Terroirs and Tasting Notes
Terroirs – generally taken to mean the climate and the soil in which grapes are grown and wine is made – are essential to the character of a wine. But Trevor and Boulevard Napoleon winemaker, Benji Darnault, add ‘people’ to their definition of the term. The people involved in the evolution of a wine inevitably put their stamp on it, manipulating the taste of a developing wine to their preference according to how the weather and the soil have behaved in a given year: characters beget character.

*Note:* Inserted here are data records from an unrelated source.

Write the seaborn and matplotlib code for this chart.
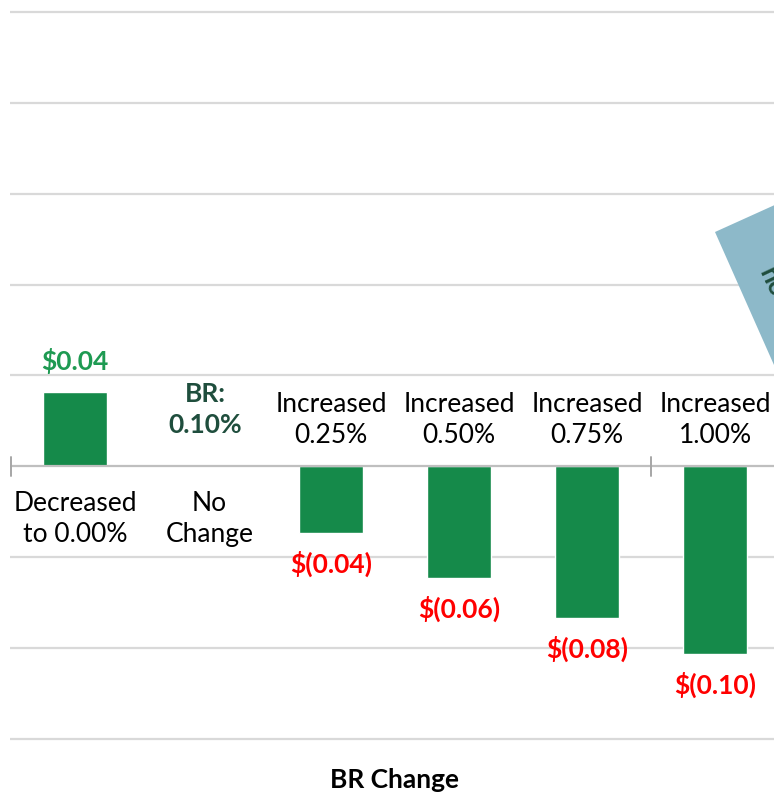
import matplotlib
matplotlib.use("Agg")
import matplotlib.pyplot as plt
import seaborn as sns
import pandas as pd
from matplotlib.patches import Polygon

categories = ["Decreased\nto 0.00%", "No\nChange", "Increased\n0.25%", "Increased\n0.50%",
              "Increased\n0.75%", "Increased\n1.00%"]
values = [0.041, 0.0, -0.0367, -0.0614, -0.0834, -0.1034]
value_labels = ["$0.04", "BR:\n0.10%", "$(0.04)", "$(0.06)", "$(0.08)", "$(0.10)"]
y_ticks = [-0.15, -0.10, -0.05, 0.0, 0.05, 0.10, 0.15, 0.20, 0.25]
x_title = "BR Change"

sns.set_theme(style="white")
plt.rcParams['font.family'] = ['Lato', 'DejaVu Sans']

W, H = 774, 796
fig = plt.figure(figsize=(W / 100, H / 100), dpi=100)

ymin, ymax = -0.155, 0.255
ppu = 727 / 0.4
top_px = 12 - 0.005 * ppu
bot_px = 739 + 0.005 * ppu
left_px, right_px = 10, 774
ax = fig.add_axes([left_px / W, 1 - bot_px / H, (right_px - left_px) / W, (bot_px - top_px) / H])

df = pd.DataFrame({"cat": categories, "val": values})
sns.barplot(data=df, x="cat", y="val", color="#158a4a", width=0.5, ax=ax,
            saturation=1, zorder=3)
ax.set_xlim(-65 / 128, (774 - 75) / 128)
ax.set_ylim(ymin, ymax)

for yt in y_ticks:
    if yt != 0:
        ax.axhline(yt, color="#d9d9d9", lw=1.6, zorder=1)
ax.axhline(0, color="#bfbfbf", lw=1.6, zorder=4)
for xt in [-0.5, 4.5]:
    ax.plot([xt, xt], [0.005, -0.0055], color="#a6a6a6", lw=1.4, zorder=4, clip_on=False)

for s in ax.spines.values():
    s.set_visible(False)
ax.set_xticks([])
ax.set_yticks([])
ax.set_xlabel("")
ax.set_ylabel("")

FS = 19
off = 31 / ppu
for i, (v, lab, cat) in enumerate(zip(values, value_labels, categories)):
    if i == 1:
        ax.text(i + 0.02, 57 / ppu, lab, ha="center", va="center", fontsize=FS,
                fontweight="bold", color="#1f4e3d", linespacing=1.35)
        ax.text(i + 0.05, -53 / ppu, cat, ha="center", va="center", fontsize=FS,
                color="black", linespacing=1.3)
    elif v > 0:
        ax.text(i, v + off, lab, ha="center", va="center", fontsize=FS,
                fontweight="bold", color="#1e9a52")
        ax.text(i, -53 / ppu, cat, ha="center", va="center", fontsize=FS,
                color="black", linespacing=1.3)
    else:
        ax.text(i, v - off, lab, ha="center", va="center", fontsize=FS,
                fontweight="bold", color="#ff0000")
        ax.text(i, 46 / ppu, cat, ha="center", va="center", fontsize=FS,
                color="black", linespacing=1.3)

fig.text(395 / W, 1 - 780 / H, x_title, ha="center", va="center", fontsize=FS,
         fontweight="bold", color="black")

# decorative callout shape at right edge (clipped)
pts = [(715, 232), (830, 180), (889, 313), (774, 365)]
poly = Polygon([(x / W, 1 - y / H) for x, y in pts], closed=True,
               transform=fig.transFigure, facecolor="#8db9c9", edgecolor="none", zorder=5)
fig.add_artist(poly)
fig.text(772 / W, 1 - 282 / H, "no", rotation=-65, ha="center", va="center",
         fontsize=FS, fontweight="bold", color="#1f4e3d", zorder=6)

fig.savefig("out.png", dpi=100)
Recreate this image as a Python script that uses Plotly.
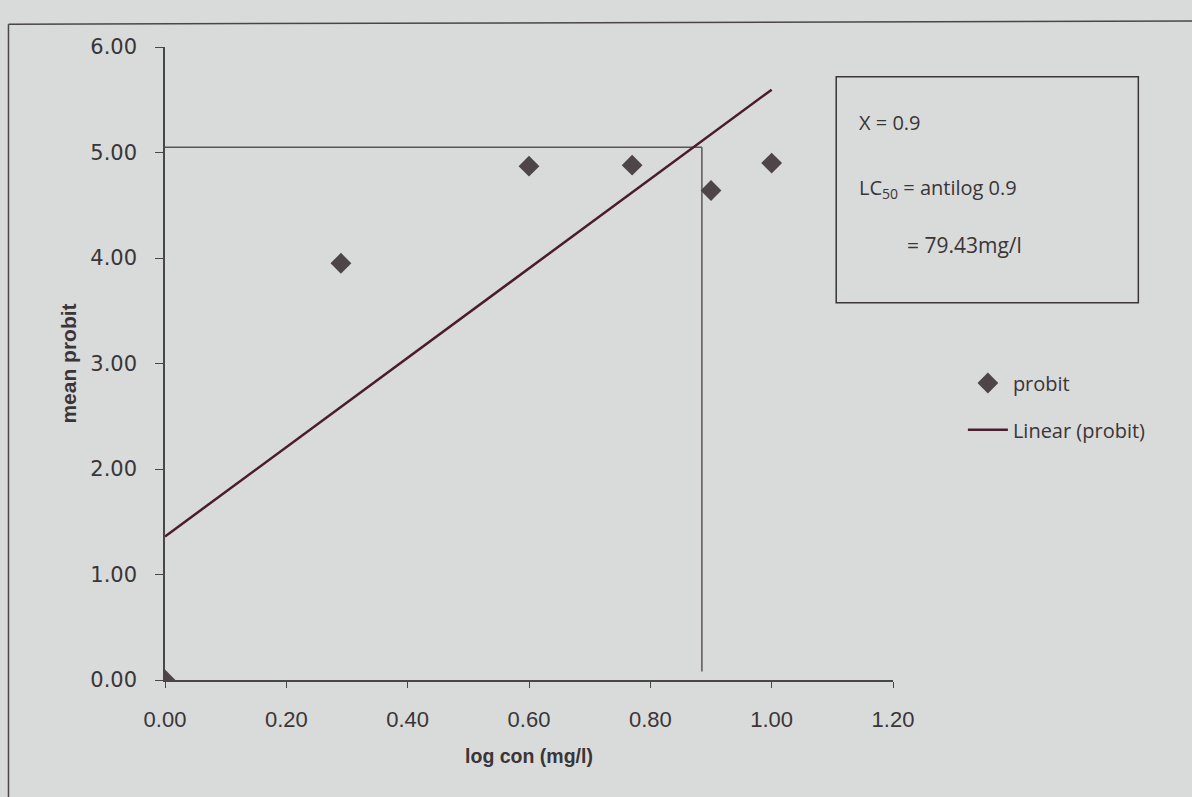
import numpy as np
import plotly.graph_objects as go

# data
log_con = [0.00, 0.29, 0.60, 0.77, 0.90, 1.00]
mean_probit = [0.00, 3.95, 4.87, 4.88, 4.64, 4.90]
x_ticks = [0.0, 0.2, 0.4, 0.6, 0.8, 1.0, 1.2]
y_ticks = [0, 1, 2, 3, 4, 5, 6]
lc50_x = 0.885
probit_50 = 5.05

slope, intercept = np.polyfit(log_con, mean_probit, 1)
fit_x = [0.0, 1.0]
fit_y = [intercept + slope * v for v in fit_x]

BG = "#d9dbdb"
AX = "#4a4648"
TXT = "#3a3537"
fig = go.Figure()

fig.add_trace(go.Scatter(x=[0, lc50_x], y=[probit_50, probit_50], mode="lines",
                         line=dict(color="#5a5557", width=1.5), showlegend=False, hoverinfo="skip"))
fig.add_trace(go.Scatter(x=[lc50_x, lc50_x], y=[0.08, probit_50], mode="lines",
                         line=dict(color="#5a5557", width=1.5), showlegend=False, hoverinfo="skip"))
fig.add_trace(go.Scatter(x=fit_x, y=fit_y, mode="lines", name="Linear (probit)",
                         line=dict(color="#4a1c2e", width=2.5), legend="legend2"))
fig.add_trace(go.Scatter(x=log_con, y=mean_probit, mode="markers", name="probit",
                         marker=dict(symbol="diamond", size=16, color="#4d4547"), legend="legend"))

fig.update_layout(
    width=1192, height=797,
    margin=dict(l=165, r=299, t=47, b=117),
    paper_bgcolor=BG, plot_bgcolor=BG,
    font=dict(family="Liberation Sans", color=TXT),
    xaxis=dict(range=[0, 1.2], tickvals=x_ticks, tickformat=".2f",
               showgrid=False, zeroline=False, showline=True, linecolor=AX, linewidth=1.5,
               ticks="outside", ticklen=6, tickcolor=AX, ticklabelstandoff=13,
               tickfont=dict(family="Liberation Sans", size=22, color=TXT),
               title=dict(text="<b>log con (mg/l)</b>", font=dict(size=19.5), standoff=18)),
    yaxis=dict(range=[0, 6], tickvals=y_ticks, tickformat=".2f",
               showgrid=False, zeroline=False, showline=True, linecolor=AX, linewidth=1.5,
               ticks="outside", ticklen=8, tickcolor=AX, ticklabelstandoff=14,
               tickfont=dict(family="DejaVu Sans", size=21, color=TXT),
               title=dict(text="<b>mean probit</b>", font=dict(size=21), standoff=8)),
    legend=dict(x=1.096, y=0.5, xanchor="left", yanchor="top", bgcolor="rgba(0,0,0,0)",
                font=dict(family="Open Sans", size=20, color=TXT), itemwidth=40),
    legend2=dict(x=1.096, y=0.426, xanchor="left", yanchor="top", bgcolor="rgba(0,0,0,0)",
                 font=dict(family="Open Sans", size=20, color=TXT), itemwidth=40),
    showlegend=True,
)

# LC50 box
fig.add_shape(type="rect", xref="paper", yref="paper", x0=0.922, x1=1.337, y0=0.596, y1=0.953,
              line=dict(color=TXT, width=1.5), fillcolor="rgba(0,0,0,0)")
box_font = dict(family="Open Sans", size=20, color=TXT)
fig.add_annotation(xref="paper", yref="paper", x=0.951, y=0.88, xanchor="left", yanchor="middle",
                   text="X = 0.9", showarrow=False, font=box_font)
fig.add_annotation(xref="paper", yref="paper", x=0.951, y=0.776, xanchor="left", yanchor="middle",
                   text="LC<sub>50</sub> = antilog 0.9", showarrow=False, font=box_font)
fig.add_annotation(xref="paper", yref="paper", x=1.017, y=0.687, xanchor="left", yanchor="middle",
                   text="= 79.43mg/l", showarrow=False, font=dict(family="Open Sans", size=21, color=TXT))

# page frame seen in the photo
fig.add_shape(type="line", xref="paper", yref="paper", x0=-0.215, x1=1.42, y0=1.036, y1=1.041,
              line=dict(color=AX, width=1.5))
fig.add_shape(type="line", xref="paper", yref="paper", x0=-0.215, x1=-0.215, y0=1.036, y1=-0.19,
              line=dict(color=AX, width=1.5))

fig.write_html("out.html", config={"displayModeBar": False},
               post_script="document.body.style.margin='0';document.body.style.background='#d9dbdb';")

As Trevor says, “our wines must have a vernacular, because they are of us, and there must be an austerity to them, to echo how we cook.”
Much of the vineyard area in and around La Liviniere, the Languedoc village in which we make our Boulevard Napoleon label, is composed of schistes – a rocky, limestone-rich soil, made up of large, light grey slabs that make a pleasing ‘chink’ when walked on. Vines have to work hard for water but are well-fed by the mineral-rich ground. Our climate can be one of almost apocalyptic extremes: wildly hot summers, of a kind where apricots and figs are falling effortlessly from their trees by mid-June, and violent winters, when violent rain, wind and hail are not unusual.
An important feature of Languedoc’s terroirs is garrigue, the term used to describe the profile of the scrubland around the vineyards. It’s equivalent to what we’d call moorland or heath in the UK, brimming with fragrant, oily plants which collectively offer an essential tasting note to the region’s wines, the likes of thyme, lavender, rosemary, dwarf oak and parasol pine.